"""

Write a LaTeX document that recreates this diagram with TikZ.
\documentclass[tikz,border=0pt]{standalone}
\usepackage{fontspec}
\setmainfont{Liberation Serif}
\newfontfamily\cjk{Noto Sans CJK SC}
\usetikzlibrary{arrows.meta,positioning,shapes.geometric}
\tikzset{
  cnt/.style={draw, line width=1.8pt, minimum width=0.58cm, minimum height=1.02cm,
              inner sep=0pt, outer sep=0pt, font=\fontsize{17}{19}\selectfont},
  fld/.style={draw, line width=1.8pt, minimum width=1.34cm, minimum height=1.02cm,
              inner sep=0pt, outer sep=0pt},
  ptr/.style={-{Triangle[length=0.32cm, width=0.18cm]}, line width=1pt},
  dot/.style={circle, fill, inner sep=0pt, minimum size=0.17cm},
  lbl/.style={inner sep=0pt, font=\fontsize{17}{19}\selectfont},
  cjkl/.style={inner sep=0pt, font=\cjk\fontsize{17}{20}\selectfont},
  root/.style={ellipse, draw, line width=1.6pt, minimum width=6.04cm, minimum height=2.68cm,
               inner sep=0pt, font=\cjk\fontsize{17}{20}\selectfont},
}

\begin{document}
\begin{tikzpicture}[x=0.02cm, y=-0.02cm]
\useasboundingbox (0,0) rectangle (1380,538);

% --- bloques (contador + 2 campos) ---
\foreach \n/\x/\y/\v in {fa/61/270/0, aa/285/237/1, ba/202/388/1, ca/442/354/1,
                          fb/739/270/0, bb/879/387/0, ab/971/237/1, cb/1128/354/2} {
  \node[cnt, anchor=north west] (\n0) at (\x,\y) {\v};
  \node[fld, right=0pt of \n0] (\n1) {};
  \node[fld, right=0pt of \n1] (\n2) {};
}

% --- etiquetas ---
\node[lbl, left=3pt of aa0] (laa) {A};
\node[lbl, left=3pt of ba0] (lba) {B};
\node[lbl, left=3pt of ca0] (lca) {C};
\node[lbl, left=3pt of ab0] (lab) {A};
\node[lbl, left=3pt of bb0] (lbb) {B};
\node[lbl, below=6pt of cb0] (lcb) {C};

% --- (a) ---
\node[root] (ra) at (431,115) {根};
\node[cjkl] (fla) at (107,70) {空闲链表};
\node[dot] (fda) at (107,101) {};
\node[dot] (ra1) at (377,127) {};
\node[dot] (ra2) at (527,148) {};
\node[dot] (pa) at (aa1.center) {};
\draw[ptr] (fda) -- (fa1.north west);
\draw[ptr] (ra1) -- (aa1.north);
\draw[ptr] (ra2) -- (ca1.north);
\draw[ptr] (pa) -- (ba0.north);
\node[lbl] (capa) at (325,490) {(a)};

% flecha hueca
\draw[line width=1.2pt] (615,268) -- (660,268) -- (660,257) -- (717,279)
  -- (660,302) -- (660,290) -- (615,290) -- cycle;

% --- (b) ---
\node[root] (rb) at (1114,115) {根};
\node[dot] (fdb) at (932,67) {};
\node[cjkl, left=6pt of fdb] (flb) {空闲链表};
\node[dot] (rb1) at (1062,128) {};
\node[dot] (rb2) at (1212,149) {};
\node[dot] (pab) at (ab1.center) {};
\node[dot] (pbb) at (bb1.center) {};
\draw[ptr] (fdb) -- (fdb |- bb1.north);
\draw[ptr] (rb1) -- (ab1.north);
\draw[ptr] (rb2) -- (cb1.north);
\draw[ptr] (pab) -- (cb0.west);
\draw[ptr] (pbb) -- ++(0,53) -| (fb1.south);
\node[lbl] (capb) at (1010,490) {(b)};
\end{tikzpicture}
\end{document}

"""

Go back to the listing above and please repeat it exactly.

Write a LaTeX document that recreates this diagram with TikZ.
\documentclass[tikz,border=0pt]{standalone}
\usepackage{fontspec}
\setmainfont{Liberation Serif}
\newfontfamily\cjk{Noto Sans CJK SC}
\usetikzlibrary{arrows.meta,positioning,shapes.geometric}
\tikzset{
  cnt/.style={draw, line width=1.8pt, minimum width=0.58cm, minimum height=1.02cm,
              inner sep=0pt, outer sep=0pt, font=\fontsize{17}{19}\selectfont},
  fld/.style={draw, line width=1.8pt, minimum width=1.34cm, minimum height=1.02cm,
              inner sep=0pt, outer sep=0pt},
  ptr/.style={-{Triangle[length=0.32cm, width=0.18cm]}, line width=1pt},
  dot/.style={circle, fill, inner sep=0pt, minimum size=0.17cm},
  lbl/.style={inner sep=0pt, font=\fontsize{17}{19}\selectfont},
  cjkl/.style={inner sep=0pt, font=\cjk\fontsize{17}{20}\selectfont},
  root/.style={ellipse, draw, line width=1.6pt, minimum width=6.04cm, minimum height=2.68cm,
               inner sep=0pt, font=\cjk\fontsize{17}{20}\selectfont},
}

\begin{document}
\begin{tikzpicture}[x=0.02cm, y=-0.02cm]
\useasboundingbox (0,0) rectangle (1380,538);

% --- bloques (contador + 2 campos) ---
\foreach \n/\x/\y/\v in {fa/61/270/0, aa/285/237/1, ba/202/388/1, ca/442/354/1,
                          fb/739/270/0, bb/879/387/0, ab/971/237/1, cb/1128/354/2} {
  \node[cnt, anchor=north west] (\n0) at (\x,\y) {\v};
  \node[fld, right=0pt of \n0] (\n1) {};
  \node[fld, right=0pt of \n1] (\n2) {};
}

% --- etiquetas ---
\node[lbl, left=3pt of aa0] (laa) {A};
\node[lbl, left=3pt of ba0] (lba) {B};
\node[lbl, left=3pt of ca0] (lca) {C};
\node[lbl, left=3pt of ab0] (lab) {A};
\node[lbl, left=3pt of bb0] (lbb) {B};
\node[lbl, below=6pt of cb0] (lcb) {C};

% --- (a) ---
\node[root] (ra) at (431,115) {根};
\node[cjkl] (fla) at (107,70) {空闲链表};
\node[dot] (fda) at (107,101) {};
\node[dot] (ra1) at (377,127) {};
\node[dot] (ra2) at (527,148) {};
\node[dot] (pa) at (aa1.center) {};
\draw[ptr] (fda) -- (fa1.north west);
\draw[ptr] (ra1) -- (aa1.north);
\draw[ptr] (ra2) -- (ca1.north);
\draw[ptr] (pa) -- (ba0.north);
\node[lbl] (capa) at (325,490) {(a)};

% flecha hueca
\draw[line width=1.2pt] (615,268) -- (660,268) -- (660,257) -- (717,279)
  -- (660,302) -- (660,290) -- (615,290) -- cycle;

% --- (b) ---
\node[root] (rb) at (1114,115) {根};
\node[dot] (fdb) at (932,67) {};
\node[cjkl, left=6pt of fdb] (flb) {空闲链表};
\node[dot] (rb1) at (1062,128) {};
\node[dot] (rb2) at (1212,149) {};
\node[dot] (pab) at (ab1.center) {};
\node[dot] (pbb) at (bb1.center) {};
\draw[ptr] (fdb) -- (fdb |- bb1.north);
\draw[ptr] (rb1) -- (ab1.north);
\draw[ptr] (rb2) -- (cb1.north);
\draw[ptr] (pab) -- (cb0.west);
\draw[ptr] (pbb) -- ++(0,53) -| (fb1.south);
\node[lbl] (capb) at (1010,490) {(b)};
\end{tikzpicture}
\end{document}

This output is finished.